Determinants of Household Water Use in the City of Kalamazoo, MI: The Role of Climate and Socioeconomic Variables

Authors: Danielle Molenaar*, Western Michigan University
Topics: Water Resources and Hydrology, Spatial Analysis & Modeling
Keywords: Water Use, Spatial Analysis, Water Use Determinants
Session Type: Poster
Day: 4/13/2018
Start / End Time: 10:00 AM / 11:40 AM
Room: Napoleon Foyer/Common St. Corridor, Sheraton, 3rd Floor
Presentation File: No File Uploaded

Located in the Great Lakes Watershed, the City of Kalamazoo can be considered “water rich”. Therefore, the area has been absent from water use studies. Water use studies are beneficial in all locations; as they can aid city planners, water resource managers, and utility companies. This study examines how household monthly water use in the City of Kalamazoo is impacted by both climate and socioeconomic variables over the period 2006-2016. Household level data were aggregated into census tracts to obtain monthly tract averages for the eleven-year period. Ordinary least squares regression (OLS) was used to determine which variables impact the City of Kalamazoo’s household water use the most.
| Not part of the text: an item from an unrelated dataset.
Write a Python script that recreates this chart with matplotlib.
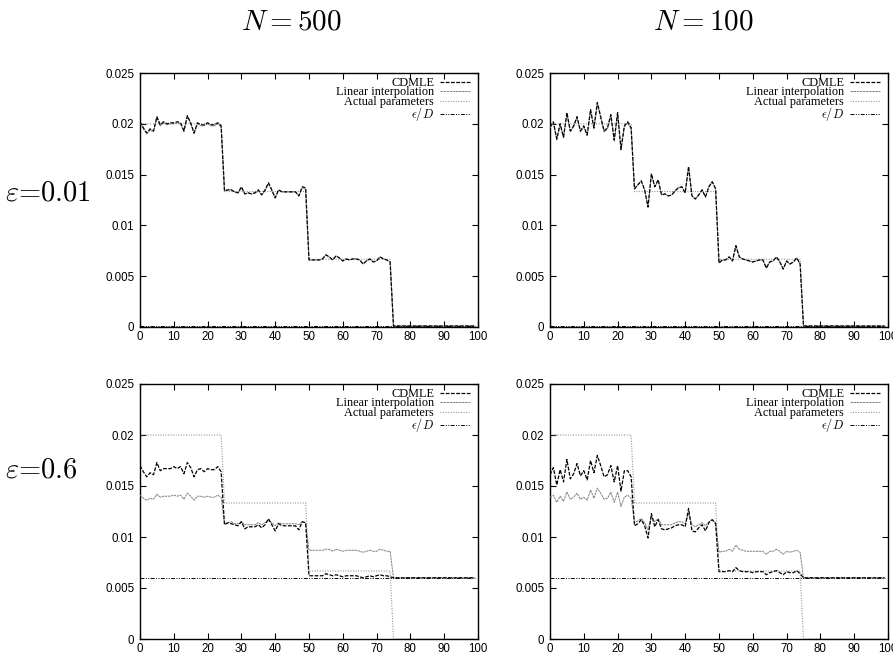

The independent variables used were: maximum, minimum, and average monthly temperature, monthly total precipitation, average number individuals per house per census tract, median income per census tract, and percent of individuals 25 years or older with a bachelor’s degree or higher per census tract. Subsequently, geographically weighted regression (GWR) was performed to determine the significance of location upon tract water use patterns. Results indicate the variables with the most statistical significance are maximum temperature (p < 0.001) and income (p = 0.002). Maximum temperature and water use have a positive relationship, while income and water use have a negative relationship. The OLS model including climate variables predicts 25% of water use variation and the OLS model with socioeconomic variables predicts approximately 10% of water use variation for the City of Kalamazoo. GWR models did not improve upon results from OLS.